7. The impact on the world of global jihad will be very little. Their views towards the US have been formed as a result of years of brainwashing in extremist mosques and madrasas. They are not going to change as a result of a beautifully-drafted speech beautifully delivered before an audience carefully assembled by the so-called apostates. They will continue to fight against the US, which will have to defeat them in the battlefield. bin Laden’s projection of the US President as Bush in Obama’s clothing will make a greater impact on the minds of the jihadis than the words and phrases of Obama.
8. The jihadi behavior till now was influenced by the visuals, which came out of Iraq and Afghanistan. As the impact of those visuals decreases, Al Qaeda and pro-Al Qaeda organizations are trying to exploit the visuals of the plight of nearly three million internally displaced Pashtuns, driven out of their homes by a Pakistani war ordered by the US as bin Laden projected it in his message.
9. The impact on the ordinary Muslims outside pockets of urban elite will not be significant. Ordinary Muslims are not so naïve as to be impressed by a couple of quotations from the Holy Koran. Muslims outside India, Bangladesh, Malaysia and Indonesia are not enamored of democracy. They have nothing against authoritarian rulers, provided they care for the ordinary Muslims. Mubarak is not an example of a caring ruler. Among Muslim rulers blessed and supported by the US, there is hardly anyone whom one can call caring for the common Muslims. The ordinary Muslims will judge the US by the company it keeps in the Islamic world than by the speeches of Obama.
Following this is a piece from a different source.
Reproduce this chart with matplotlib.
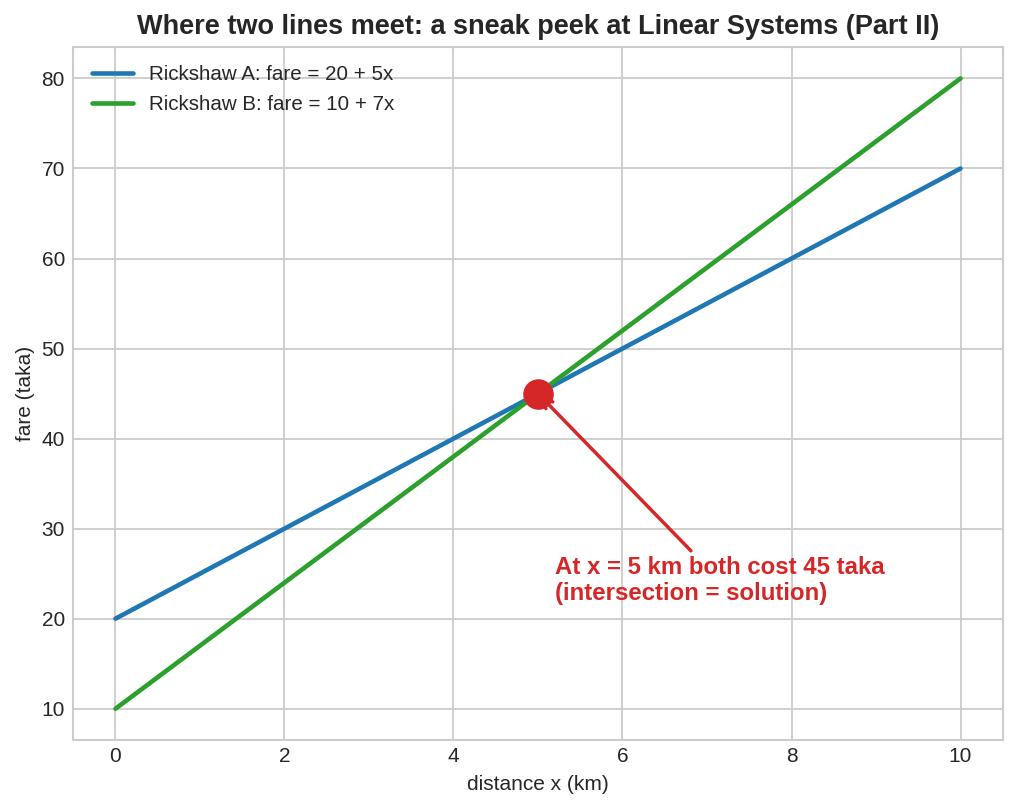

10. Obama’s speech may help him back home by pushing up his popularity. Americans love such orations. It may not help the US much in the Islamic world. The use of soft power to counter pernicious ideologies coming out of the Islamic world is important. They have to be countered in a more subtle and sophisticated manner through personal interactions, dialogue in small groups, radio and TV programs, Internet chats etc. A Cairo-style address is not suited for this purpose.
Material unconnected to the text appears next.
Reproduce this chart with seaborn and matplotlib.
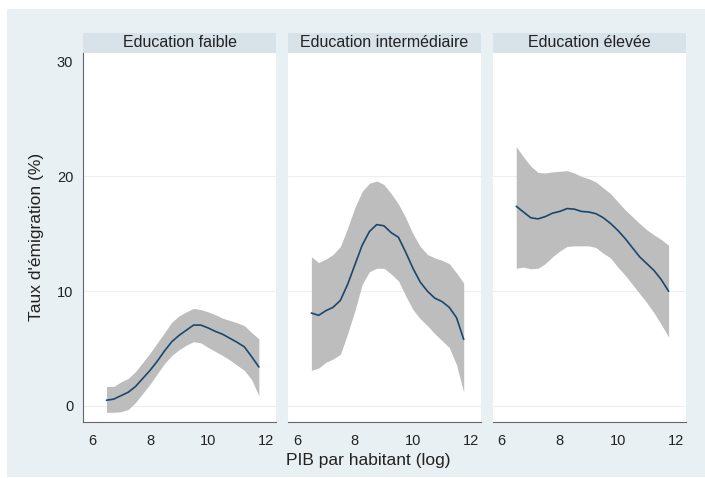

11. A mix of Wahabism and Deobandism of the Pakistani brand is the driving force of the global jihad and of the hostility towards the US. Deoband is in India. The Indian brand of Deobandism was benign and continues to be benign The Pakistani brand is venomous and behind much of the negative ideas influencing the attitudes and conduct of millions of Muslims. Unless the pernicious Wahabi-Deobandi ideas emanating from Pakistan are countered in an intelligent manner, the divide between the Muslims and the non-Muslims will continue to widen. How to do so? That is the question that should occupy the minds of US policy-makers. (5-6-09)
(The writer is Additional Secretary (retd), Cabinet Secretariat, Govt. of India, New Delhi, and, presently, Director, Institute for Topical Studies, Chennai.)